Information shown =>
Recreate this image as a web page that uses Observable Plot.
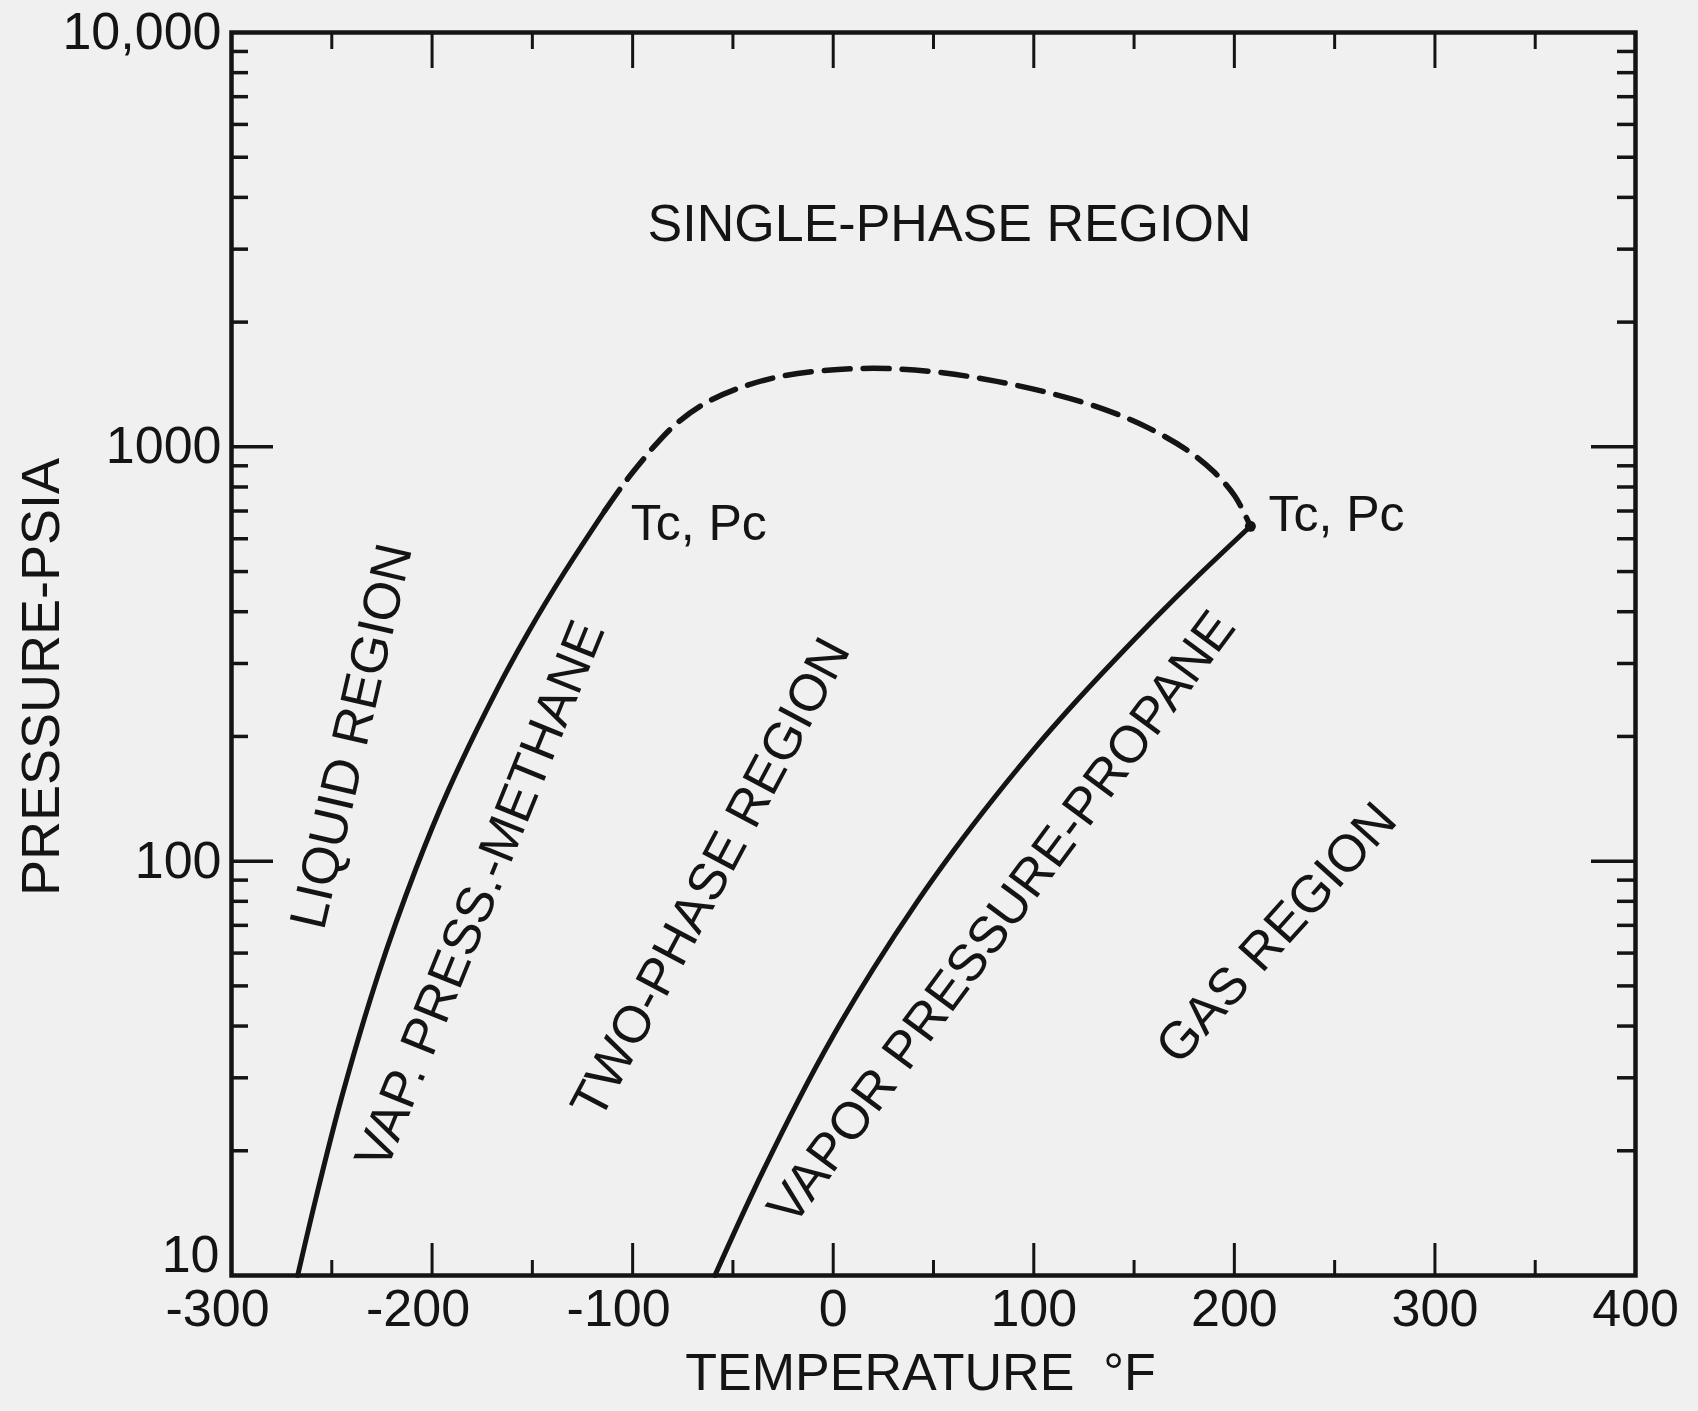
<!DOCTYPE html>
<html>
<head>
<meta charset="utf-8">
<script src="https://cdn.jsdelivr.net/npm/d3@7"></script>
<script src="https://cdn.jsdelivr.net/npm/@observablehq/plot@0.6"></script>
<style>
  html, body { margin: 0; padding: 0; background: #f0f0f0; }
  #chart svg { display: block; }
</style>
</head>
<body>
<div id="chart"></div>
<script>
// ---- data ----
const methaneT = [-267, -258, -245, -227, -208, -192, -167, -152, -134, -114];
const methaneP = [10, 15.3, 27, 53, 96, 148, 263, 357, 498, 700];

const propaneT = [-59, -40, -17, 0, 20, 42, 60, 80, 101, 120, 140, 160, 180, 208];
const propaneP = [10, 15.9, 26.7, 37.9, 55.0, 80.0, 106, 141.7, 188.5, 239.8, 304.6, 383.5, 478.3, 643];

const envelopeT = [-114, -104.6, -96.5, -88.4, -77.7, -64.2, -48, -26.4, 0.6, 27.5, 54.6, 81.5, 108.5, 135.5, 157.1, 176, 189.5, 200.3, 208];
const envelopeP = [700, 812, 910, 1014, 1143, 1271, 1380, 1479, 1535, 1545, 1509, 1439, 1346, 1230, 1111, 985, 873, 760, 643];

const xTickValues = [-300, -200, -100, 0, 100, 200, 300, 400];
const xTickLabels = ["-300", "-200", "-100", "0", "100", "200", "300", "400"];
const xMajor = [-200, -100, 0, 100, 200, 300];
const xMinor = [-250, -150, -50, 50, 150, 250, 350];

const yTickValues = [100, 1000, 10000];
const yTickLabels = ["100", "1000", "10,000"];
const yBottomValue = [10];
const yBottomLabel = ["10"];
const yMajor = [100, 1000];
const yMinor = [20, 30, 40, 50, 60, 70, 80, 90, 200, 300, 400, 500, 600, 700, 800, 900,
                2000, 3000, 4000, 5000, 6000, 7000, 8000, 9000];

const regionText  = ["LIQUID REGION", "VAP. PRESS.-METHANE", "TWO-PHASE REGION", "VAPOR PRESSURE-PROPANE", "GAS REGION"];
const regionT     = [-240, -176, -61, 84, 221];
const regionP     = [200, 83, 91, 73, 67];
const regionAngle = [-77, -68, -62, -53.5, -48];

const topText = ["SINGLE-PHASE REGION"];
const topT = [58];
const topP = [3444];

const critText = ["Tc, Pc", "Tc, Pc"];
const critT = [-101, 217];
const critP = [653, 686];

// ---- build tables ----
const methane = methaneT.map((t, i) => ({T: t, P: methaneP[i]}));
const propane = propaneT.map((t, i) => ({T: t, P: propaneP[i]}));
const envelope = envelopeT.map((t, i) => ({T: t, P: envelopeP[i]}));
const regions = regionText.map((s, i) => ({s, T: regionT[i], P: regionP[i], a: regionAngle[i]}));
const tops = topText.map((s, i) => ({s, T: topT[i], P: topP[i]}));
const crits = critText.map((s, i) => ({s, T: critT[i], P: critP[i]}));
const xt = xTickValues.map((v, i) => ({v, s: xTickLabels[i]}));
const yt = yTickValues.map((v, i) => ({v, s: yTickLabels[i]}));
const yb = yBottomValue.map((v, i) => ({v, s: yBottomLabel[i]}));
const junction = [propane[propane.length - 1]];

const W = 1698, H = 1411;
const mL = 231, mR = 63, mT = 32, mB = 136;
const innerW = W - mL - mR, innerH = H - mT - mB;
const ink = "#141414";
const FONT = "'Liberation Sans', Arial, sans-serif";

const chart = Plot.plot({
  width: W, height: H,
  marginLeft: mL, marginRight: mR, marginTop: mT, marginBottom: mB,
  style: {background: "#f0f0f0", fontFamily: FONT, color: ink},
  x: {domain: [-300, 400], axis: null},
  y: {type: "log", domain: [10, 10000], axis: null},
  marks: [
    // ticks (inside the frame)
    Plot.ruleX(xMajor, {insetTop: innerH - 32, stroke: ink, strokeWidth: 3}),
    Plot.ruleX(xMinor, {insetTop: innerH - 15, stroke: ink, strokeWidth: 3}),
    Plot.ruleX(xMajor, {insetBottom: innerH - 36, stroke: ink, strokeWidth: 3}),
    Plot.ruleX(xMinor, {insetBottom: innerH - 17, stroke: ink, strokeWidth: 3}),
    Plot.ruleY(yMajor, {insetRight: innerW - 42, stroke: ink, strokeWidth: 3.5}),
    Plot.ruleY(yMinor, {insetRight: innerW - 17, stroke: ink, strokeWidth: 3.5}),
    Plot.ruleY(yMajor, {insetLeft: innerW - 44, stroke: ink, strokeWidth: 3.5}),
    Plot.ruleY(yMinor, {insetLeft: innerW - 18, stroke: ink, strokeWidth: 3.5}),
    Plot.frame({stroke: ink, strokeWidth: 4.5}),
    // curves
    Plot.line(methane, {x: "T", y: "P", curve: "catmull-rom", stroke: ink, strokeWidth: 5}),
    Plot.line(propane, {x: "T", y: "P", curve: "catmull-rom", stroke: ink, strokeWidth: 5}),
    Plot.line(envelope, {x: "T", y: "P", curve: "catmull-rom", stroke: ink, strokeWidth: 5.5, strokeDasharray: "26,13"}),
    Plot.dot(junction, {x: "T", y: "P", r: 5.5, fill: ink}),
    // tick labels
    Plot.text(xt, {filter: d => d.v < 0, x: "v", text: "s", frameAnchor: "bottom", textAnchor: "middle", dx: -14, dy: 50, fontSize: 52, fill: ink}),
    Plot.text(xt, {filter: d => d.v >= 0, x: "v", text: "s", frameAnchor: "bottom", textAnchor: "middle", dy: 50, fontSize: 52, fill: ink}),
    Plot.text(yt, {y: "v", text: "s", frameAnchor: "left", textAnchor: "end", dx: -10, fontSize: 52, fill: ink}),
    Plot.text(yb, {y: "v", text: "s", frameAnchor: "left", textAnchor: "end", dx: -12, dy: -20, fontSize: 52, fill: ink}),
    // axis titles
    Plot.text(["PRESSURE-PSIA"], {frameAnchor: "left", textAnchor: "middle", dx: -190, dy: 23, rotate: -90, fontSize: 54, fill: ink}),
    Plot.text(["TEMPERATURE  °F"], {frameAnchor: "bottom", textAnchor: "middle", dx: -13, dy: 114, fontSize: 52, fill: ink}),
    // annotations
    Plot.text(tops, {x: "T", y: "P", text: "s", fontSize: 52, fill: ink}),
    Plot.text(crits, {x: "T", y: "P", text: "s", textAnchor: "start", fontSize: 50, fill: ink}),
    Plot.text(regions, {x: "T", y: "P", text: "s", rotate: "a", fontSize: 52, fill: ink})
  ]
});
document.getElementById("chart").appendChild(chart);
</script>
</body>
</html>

Aim =>
Extract the lines exactly, please: the first line of the listing, the line with "const topP = [3444];", and every line between them, but no pictures.

Correct answer =>
Recreate this image as a web page that uses Observable Plot.
<!DOCTYPE html>
<html>
<head>
<meta charset="utf-8">
<script src="https://cdn.jsdelivr.net/npm/d3@7"></script>
<script src="https://cdn.jsdelivr.net/npm/@observablehq/plot@0.6"></script>
<style>
  html, body { margin: 0; padding: 0; background: #f0f0f0; }
  #chart svg { display: block; }
</style>
</head>
<body>
<div id="chart"></div>
<script>
// ---- data ----
const methaneT = [-267, -258, -245, -227, -208, -192, -167, -152, -134, -114];
const methaneP = [10, 15.3, 27, 53, 96, 148, 263, 357, 498, 700];

const propaneT = [-59, -40, -17, 0, 20, 42, 60, 80, 101, 120, 140, 160, 180, 208];
const propaneP = [10, 15.9, 26.7, 37.9, 55.0, 80.0, 106, 141.7, 188.5, 239.8, 304.6, 383.5, 478.3, 643];

const envelopeT = [-114, -104.6, -96.5, -88.4, -77.7, -64.2, -48, -26.4, 0.6, 27.5, 54.6, 81.5, 108.5, 135.5, 157.1, 176, 189.5, 200.3, 208];
const envelopeP = [700, 812, 910, 1014, 1143, 1271, 1380, 1479, 1535, 1545, 1509, 1439, 1346, 1230, 1111, 985, 873, 760, 643];

const xTickValues = [-300, -200, -100, 0, 100, 200, 300, 400];
const xTickLabels = ["-300", "-200", "-100", "0", "100", "200", "300", "400"];
const xMajor = [-200, -100, 0, 100, 200, 300];
const xMinor = [-250, -150, -50, 50, 150, 250, 350];

const yTickValues = [100, 1000, 10000];
const yTickLabels = ["100", "1000", "10,000"];
const yBottomValue = [10];
const yBottomLabel = ["10"];
const yMajor = [100, 1000];
const yMinor = [20, 30, 40, 50, 60, 70, 80, 90, 200, 300, 400, 500, 600, 700, 800, 900,
                2000, 3000, 4000, 5000, 6000, 7000, 8000, 9000];

const regionText  = ["LIQUID REGION", "VAP. PRESS.-METHANE", "TWO-PHASE REGION", "VAPOR PRESSURE-PROPANE", "GAS REGION"];
const regionT     = [-240, -176, -61, 84, 221];
const regionP     = [200, 83, 91, 73, 67];
const regionAngle = [-77, -68, -62, -53.5, -48];

const topText = ["SINGLE-PHASE REGION"];
const topT = [58];
const topP = [3444];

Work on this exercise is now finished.